Total Living Network
- Type: Religious broadcasting
- Country: United States of America
- Availability: National, broadcast worldwide
- Official website: http://tlnmedia.com

= Total Living Network =

American Christian television channel

Total Living Network (TLN) is a religious broadcasting channel based in Aurora, Illinois.

TLN operates two feeds, one for the Chicago metropolitan area and carried mainly on Comcast/Xfinity digital cable systems in that area with a schedule customized for the Central Time Zone, and the other ("TLN West") for the Western United States with a limited number of terrestrial over-the-air affiliates and customized for the Pacific Time Zone.
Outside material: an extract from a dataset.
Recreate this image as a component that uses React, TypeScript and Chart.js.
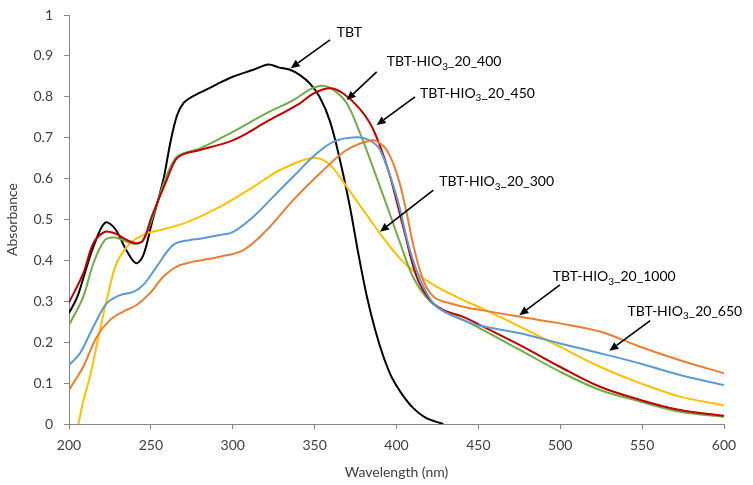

Both feeds carry the same programs, with slight differences in scheduling times.

TLN is a continuation of the former Christian Communications of Chicagoland, which owned WCFC-TV (channel 38) from 1976 until 1998, when the organization sold that station to Paxson Communications to become today's WCPX-TV, now carrying Ion Television, along with KTLN-TV (channel 68) from 1998 until 2019 in the San Francisco Bay Area, and WCFC-CD (channel 51) from 1986 until 2008, which extended WCFC-TV's signal into the Rockford area. TLN Media is currently broadcast on KQSL.
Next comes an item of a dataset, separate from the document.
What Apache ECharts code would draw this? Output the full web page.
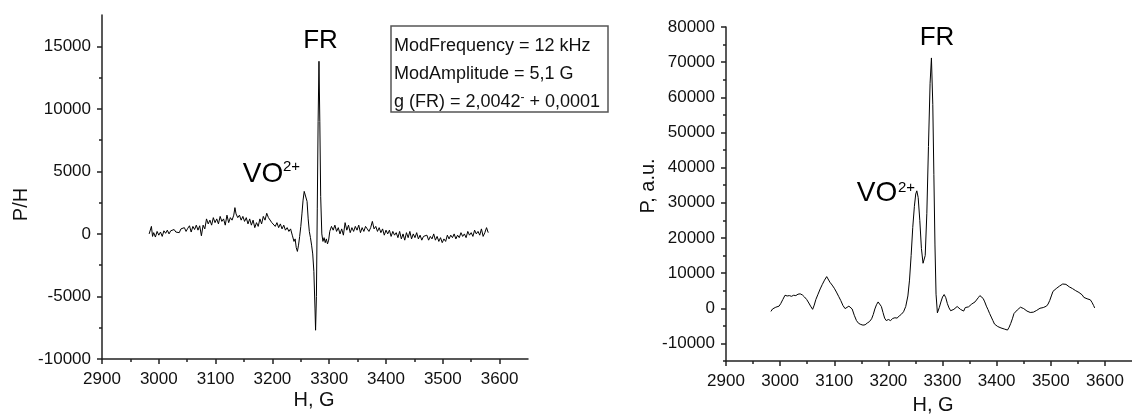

In both feeds, TLN carries lifestyle-oriented Christian televangelism, infomercials, and a limited number of secular lifestyle programs.

Programs include:
- Marriage: For Better For Worse, a show dedicated to helping people restore and refresh their marriages using biblical principles
- Significant Insights, featuring one-on-one conversations with notable guests
- Aspiring Women, a women's talk show produced by TLN
- The DUI Expert, a no-frills, expert discussion on drugs, alcohol and driving hosted by William Pelarenos

TLN is also involved in the production of original specials, such as The Da Vinci Code Deception. Much of TLN's programming consists of televangelism from outside providers that are distributed on numerous other televangelism networks, including Enjoying Everyday Life with Joyce Meyer, In Touch Ministries with Charles Stanley, Sid Roth's It's Supernatural!, The 700 Club, Joseph Prince, and numerous others.

The network airs a limited amount of syndicated secular programming, including Small Town Big Deal, Real Life 101 (to meet E/I mandates), P. Allen Smith Gardens, Lindner's Fishing Edge and Business First AM. The remainder of the program time is paid programming.